In the context of South Africa, disarmament attempts preceded Langalibalele because the Natal government did not trust him. In the Cape, it was targeted at the Xhosa so that they would not disturb the frontier colonists, and later to simply remove them as an obstacle to acquiring more land. This fed into the ideas of ‘agitating effect of firearms on the black mind’ that officials like Sprigg and Frere held (see the story of the Confederation Project), which meant that black disarmament was justified to guarantee peace.

Firearms caused rebellion, and therefore had to be taken away from people that could not be trusted. It is why blacks had to be disarmed pre-1900, and why the Boers had to be strictly monitored and controlled without taking away their firearms. When the Boers assimilated, they basically got their firearms back, subject to controls. This did not happen to blacks, even in the case of very loyal blacks like the Mfengu. The Sotho only got to keep theirs because they fought a war and won.

There are parallels with today (2025) as well. The government has tried to abolish firearm ownership through ‘death by a thousand cuts’. It started with the FCA in 2000, and in 2018 and 2021 the government tried to kick it to the next level and just outright ban entire reasons to own a firearm. Now in 2025, it is back and shrouded in secrecy.

The executive government does not trust South Africans, and it is now more true than ever. It is using the same logic that Frere and Sprigg used in the 1870s that led to total black disarmament: firearm possession causes people to do stupid things and hurt people. The only difference is that the post-1994 government sees everyone in the same way, and not just a specific group. There is no concern about actually dealing with the things that cause violent crime.

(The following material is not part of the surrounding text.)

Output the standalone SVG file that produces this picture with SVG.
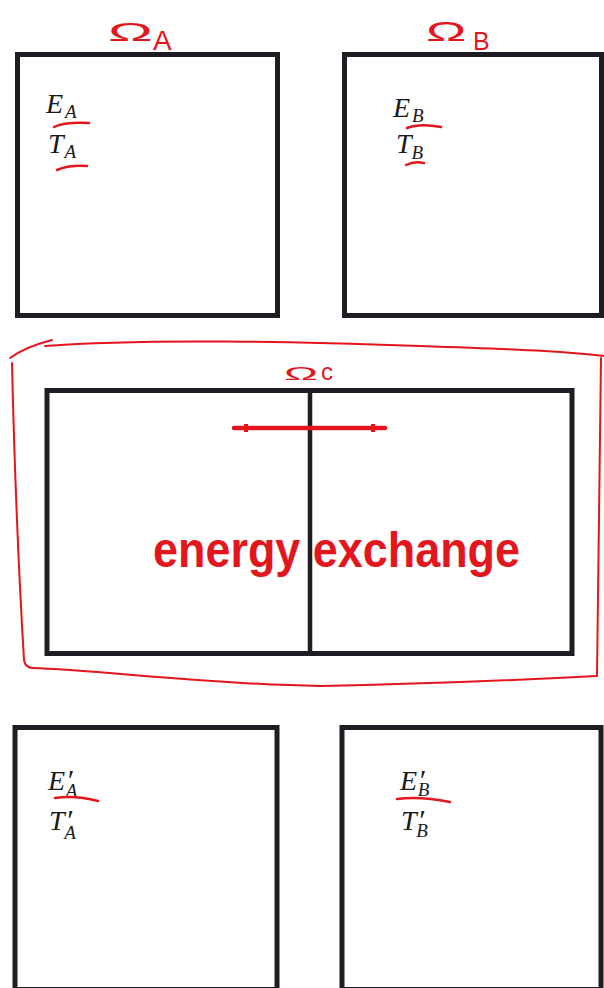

The government would prefer to focus on symptoms, and even these they do not really care about. They never talk about sharp objects, but they do not shut up about firearms.

Firearm ownership is not just about firearm ownership. It is about self-responsibility and being able to look after ourselves. It is fundamentally about freedom to choose. We can debate the limits on that freedom, but our history should make the underlying freedom to own a firearm non-negotiable.